Stablecoin Startups Hit by Freezes

The affected startups, both backed by Y Combinator and operating mainly across Latin America, used JPMorgan’s banking services through the digital payments firm Checkbook. The freezes were triggered after the bank detected activity tied to Venezuela and other territories restricted under U.S. sanctions, raising concerns within the institution.

JPMorgan has clarified that the decision does not indicate opposition to stablecoins or blockchain-based businesses. A spokesperson noted that the bank continues to serve stablecoin issuers and related ventures, including recently facilitating the public listing of one such issuer. The MOVE was purely compliance-driven, rather than a stance against digital currencies.

Checkbook CEO PJ Gupta added context to the situation, explaining that the accounts of BlindPay and Kontigo were among several affected due to a noticeable increase in chargebacks. Gupta said that rapid onboarding of customers—allowing a high volume of users to open accounts online quickly—contributed to a spike in disputes, which ultimately led the bank to temporarily freeze the accounts.

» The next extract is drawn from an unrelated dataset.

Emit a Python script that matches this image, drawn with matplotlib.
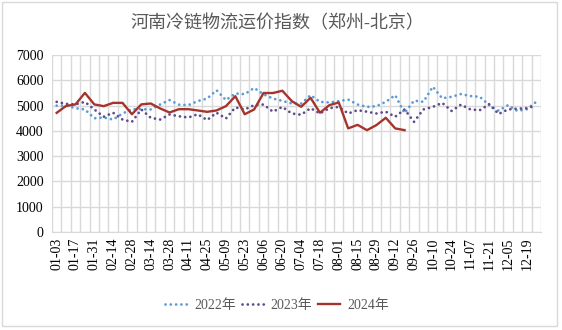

U.S. Actions Against Venezuela Push Crypto Adoption

The account freezes coincided with President Donald Trump’s ongoing measures targeting Venezuela. Recent actions include the seizure of an oil tanker leaving Venezuelan waters, marking the second interception this month, along with earlier steps such as the 25% tariff on Venezuela’s oil sector imposed in March 2025.

These developments increased financial pressure in the country, leading private buyers to rely more on cryptocurrencies. Following the March tariff, Venezuelan buyers reportedly acquired around $119 million in digital assets, using digital currencies to maintain financial stability amid sanctions and economic challenges.

Stablecoins Take Central Role in Venezuela’s Economy

Cryptocurrencies, particularly stablecoins, are increasingly relied upon in Venezuela, as citizens turn to them to safeguard their wealth from a devaluing national currency and tighter government controls.

Beyond personal use, stablecoins have also become central to the nation’s economy, with nearly 80% of oil revenue processed through USDT, serving as a key tool for managing energy earnings. This growing use shows how digital currencies are becoming an integral part of everyday economic activity in a challenging financial environment.